Gloria Steinem said, “Women have always been an equal part of the past. We just haven't been an equal part of history.” Along these lines, over the past few years, we discovered some pretty ugly news about our beloved Google Doodles. We had been making these embellishments to the corporate logo on our home page, often in honor of specific people on their birthdays, ever since the company was founded in 1998. For the first seven years, we celebrated exactly zero women. Between 2010 and 2013 we did a little better: women accounted for about 17 percent, men of color 18 percent, women of color an appallingly low 4 percent; 62 percent of the honorees were white men.
We had not noticed the imbalance.
The Web did, however. Gender equality champions did the math and called us out, quite publicly. The Doodle findings held up a mirror to the unconscious biases we had inherited.The problem is far bigger than Google. Women and minorities are not as clearly visible in the science and technology workplace and indeed in our culture in general.
Women make up half of the labor pool and hold roughly 30 percent of the jobs in science, technology, engineering and mathematics (STEM) in the U.S., but fewer than 21 percent of female characters in family films, prime-time programs or children's shows are depicted as working in these fields. For computer science jobs in family films, the ratios are worse: 15 men are depicted for every woman. (These figures come from the Geena Davis Institute on Gender in Media, which has done an important job of cataloguing the representation of girls and women, with a focus on family and children's media; Google awarded the institute a Global Impact grant in 2013.)
Visibility matters. An abundance of research shows that seeing very few people like oneself represented in a profession leads people—especially girls and students of color—to feel less welcome and makes them more anxious than they would feel in gender- or race-balanced professions. It can create debilitating performance pressure. Ultimately fewer women and minorities will pursue computer science as a profession or persist with the career once they are there.
The Doodle analysis turned out to be a learning opportunity. It helped to shock us awake.

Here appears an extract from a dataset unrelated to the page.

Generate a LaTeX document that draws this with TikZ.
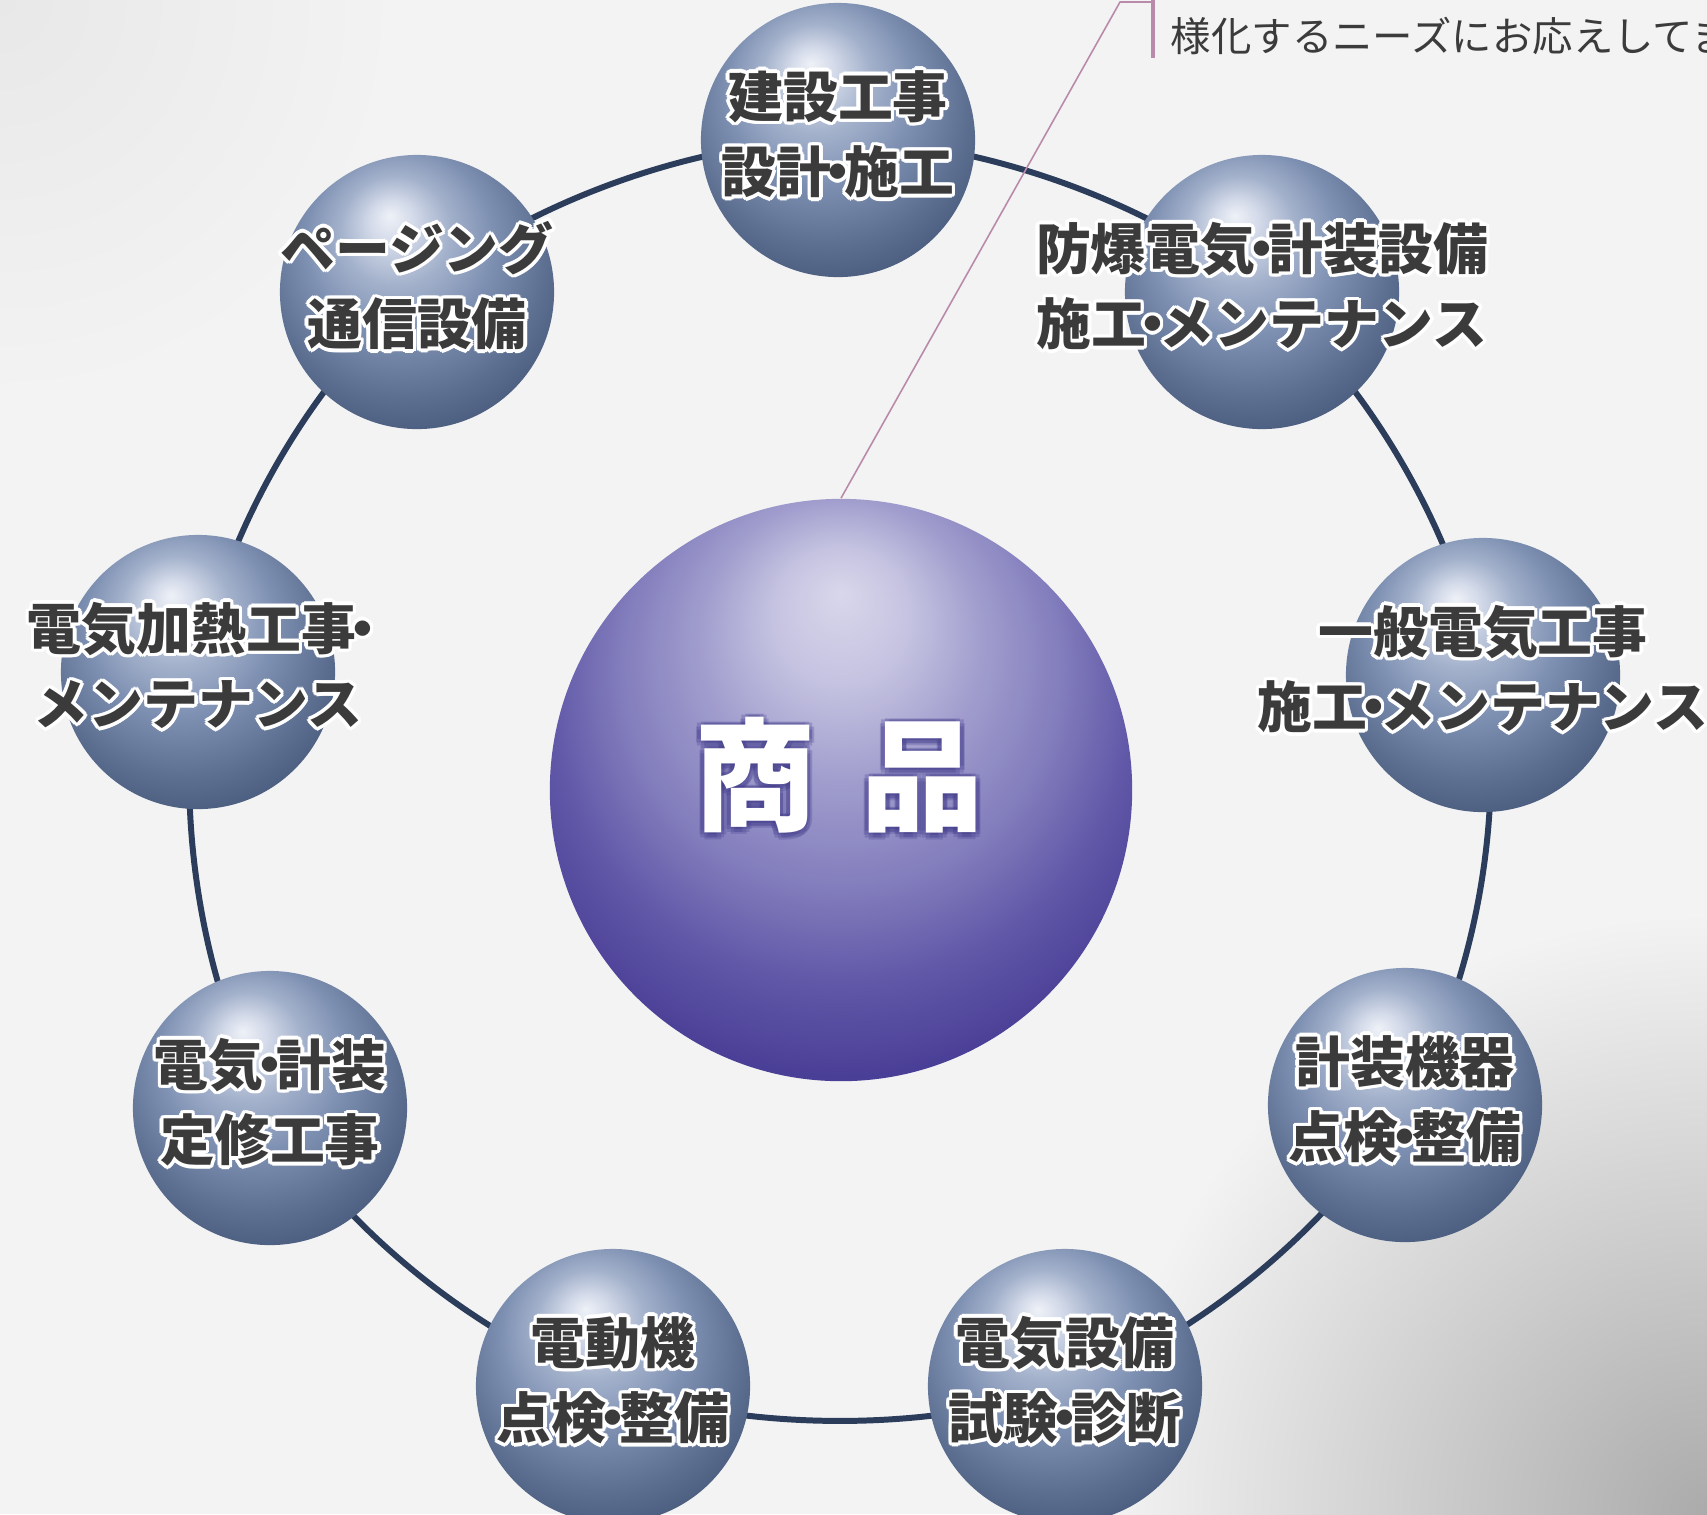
\documentclass[tikz,border=0pt]{standalone}
\usepackage{fontspec}
\newfontfamily\jpfont{Noto Sans CJK JP}
\usetikzlibrary{calc, backgrounds, positioning}

\definecolor{bgGray}{HTML}{F3F3F3}
\definecolor{ringBlue}{HTML}{2C3D5C}
\definecolor{txtGray}{HTML}{3B3B3B}
\definecolor{notePink}{HTML}{B98AA9}
\definecolor{glowBlue}{HTML}{3E3888}
% small spheres
\definecolor{sbA}{HTML}{EEF1F7}
\definecolor{sbB}{HTML}{D3DAE9}
\definecolor{sbC}{HTML}{A3B1CB}
\definecolor{sbD}{HTML}{7F91B3}
\definecolor{sbE}{HTML}{5C6F91}
\definecolor{sbF}{HTML}{3D4E6E}
% big sphere
\definecolor{bbA}{HTML}{D9D7EB}
\definecolor{bbB}{HTML}{C4C2E0}
\definecolor{bbC}{HTML}{A19ECE}
\definecolor{bbD}{HTML}{827DBC}
\definecolor{bbE}{HTML}{6158A8}
\definecolor{bbF}{HTML}{4A3F96}

\pgfdeclareradialshading{smallball}{\pgfpoint{-5bp}{14bp}}{color(0bp)=(sbA); color(4bp)=(sbB); color(10bp)=(sbC); color(17bp)=(sbD); color(26bp)=(sbE); color(36bp)=(sbF); color(50bp)=(sbF)}
\pgfdeclareradialshading{bigball}{\pgfpoint{0bp}{17bp}}{color(0bp)=(bbA); color(6bp)=(bbB); color(12bp)=(bbC); color(19bp)=(bbD); color(25bp)=(bbE); color(31bp)=(bbF); color(50bp)=(bbF)}

\newcommand\dt{\kern-.38em・\kern-.38em}
\newcommand\twoline[2]{\begin{tabular}{@{}c@{}}#1\\#2\end{tabular}}

\begin{document}
\begin{tikzpicture}[x=0.01cm, y=-0.01cm,
    sphere/.style={circle, inner sep=0pt, minimum size=2.74cm, shading=smallball},
    bigsphere/.style={circle, inner sep=0pt, minimum size=5.82cm, shading=bigball},
    lbl/.style={inner sep=0pt, text=txtGray, font=\jpfont\bfseries\fontsize{15.6pt}{21.4pt}\selectfont},
    halo/.style={lbl, text=white},
    bigtxt/.style={inner sep=0pt, text=white, font=\jpfont\bfseries\fontsize{34.7pt}{40pt}\selectfont},
    glow/.style={bigtxt, text=glowBlue, text opacity=0.25},
    note/.style={inner sep=0pt, text=txtGray, font=\jpfont\fontsize{11.5pt}{13pt}\selectfont},
    ring/.style={draw=ringBlue, line width=1.7pt},
    callout/.style={draw=notePink, line width=0.45pt},
    bar/.style={draw=notePink, line width=1.2pt}
  ]
  \useasboundingbox (0,0) rectangle (1707,1514);
  \clip (0,0) rectangle (1707,1514);

  % centre
  \node[bigsphere] (prod) at (841,790) {};
  \foreach \a in {0,45,...,315}
    \node[glow] (glow-\a) at ($(839,777)+(\a:5)$) {商\hspace{0.37em}品};
  \node[bigtxt] (prodlbl) at (839,775) {商\hspace{0.37em}品};

  % spheres on the ring
  \foreach \n/\x/\y in {1/838/140, 2/417/292, 3/198/672, 4/270/1108, 5/613/1386,
      6/1065/1386, 7/1405/1105, 8/1483/675, 9/1262/292}
    \node[sphere] (s\n) at (\x,\y) {};

  \begin{scope}[on background layer]
    \fill[bgGray] (0,0) rectangle (1707,1514);
    \shade[inner color=black!33, outer color=bgGray] (1707,1514) circle (6cm);
    \shade[inner color=black!9, outer color=bgGray] (0,0) circle (4cm);
    \draw[ring] plot[smooth cycle, tension=0.6] coordinates {(s1) (s2) (s3) (s4) (s5) (s6) (s7) (s8) (s9)};
  \end{scope}

  % callout
  \coordinate (kink) at (1120,2);
  \coordinate (bartop) at (1153,0);
  \coordinate (barbot) at (1153,58);
  \draw[callout] (prod.north) -- (kink) -- (kink -| bartop);
  \draw[bar] (bartop) -- (barbot);
  \node[note, anchor=west] (needs) at (1170,36) {様化するニーズにお応えしてま};

  % labels with a white halo
  \foreach \n/\la/\lb in {1/建設工事/設計\dt 施工, 2/ページング/通信設備,
      3/電気加熱工事\dt/メンテナンス, 4/電気\dt 計装/定修工事, 5/電動機/点検\dt 整備,
      6/電気設備/試験\dt 診断, 7/計装機器/点検\dt 整備,
      8/一般電気工事/施工\dt メンテナンス, 9/防爆電気\dt 計装設備/施工\dt メンテナンス} {
    \foreach \a in {0,30,...,330}
      \node[halo] (h\n-\a) at ($(s\n)+(\a:3.5)$) {\twoline{\la}{\lb}};
    \node[lbl] (t\n) at (s\n) {\twoline{\la}{\lb}};
  }
\end{tikzpicture}
\end{document}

Google recently commissioned a project to identify what makes girls pursue education in computer science. The findings reinforced what we already knew. Encouragement from a parent or teacher is essential for them to appreciate their own abilities. They need to understand the work itself and see its impact and importance. They need exposure to the field by having a chance to give it a shot. And, most important, they need to understand that opportunities await them in the technical industry.
The rapidly growing field of computer science careers is in overwhelming need of a reputational and role-model overhaul. To that end, in June, Google launched Made with Code, a $50-million program over three years that supports marketing campaigns and other initiatives (including the Girls Scouts, Girls Inc., and Girls Who Code) to bring computer science education and access to girls. In 2012 we launched a professional developer organization, Women Techmakers, in part to increase the visibility of technical women and minorities who are already working in teams and, in some cases, leading them. Some are among the most important and influential founders of our industry, which reinforces the notion that invisibility is a serious problem.
The cycle that keeps women and people from underrepresented groups out of tech fields can start much earlier than educational programs can reach. It begins with the biases that children learn at a very young age and are reinforced—often unknowingly by their friends, parents, peers and the media. These biases can find their way into the behavior and decision making of even the most well-intentioned of people. They can affect the educational path that boys and girls choose and the workplace cultures that encourage or repel them.
To fight these biases, in May 2013 Google created an Unconscious Bias work stream. Its goals are to educate Google employees about bias—their own and others'—to give them the tools and insight to change their behaviors, and to change the company's culture to be more inclusive of diverse perspectives. In the past two years more than 20,000 Googlers have participated in a training program to learn the science of identifying and eradicating biased decision making at work and with our families.
Just projecting the idea that tech fields are improving for women and minorities will have a positive effect, studies suggest. Emily Shaffer of Tulane University and her colleagues recently found that the simple act of reading an article on how representation of women in STEM is increasing improved the performance of girls on math tests and other tasks, erasing any performance difference between girls and boys.
Armed with this research and a recognition that things need to shift, we have started outreach work to media partners—Hollywood influencers who might help change perceptions from our television screens, writers, directors, producers, actors, agents, studio leaders and other potential collaborators. We hosted the writing room team for the hit HBO show Silicon Valley at Google to talk with amazing technical women about innovation, providing (we hope) inspiration for future characters.
Gloria Steinem also said, “Don't think about making women fit the world—think about making the world fit women.” Our industry is just starting to appreciate what insight means for how we might change and adapt our tech culture to better accommodate the neglected innovators among us. It is important not only for including the best talent but also for making better products.
For more than a year now, Googlers on the Doodle team have been on a mission to correct the gender and minority imbalance in the representation of heroes on our home page. By summer women accounted for 49 percent of the 51 Doodles we had hosted in 2014. People of color accounted for roughly 33 percent, which puts us on track to top 2013, but still there is room for improvement.
As the tech industry wakes up to the reality of its unconscious biases, our innovation culture gives us the potential to lead the change. It is up to us to see the reality and collaborate to improve. Awareness will help us discover, debug, innovate, pilot and scale solutions to our cultural deficits.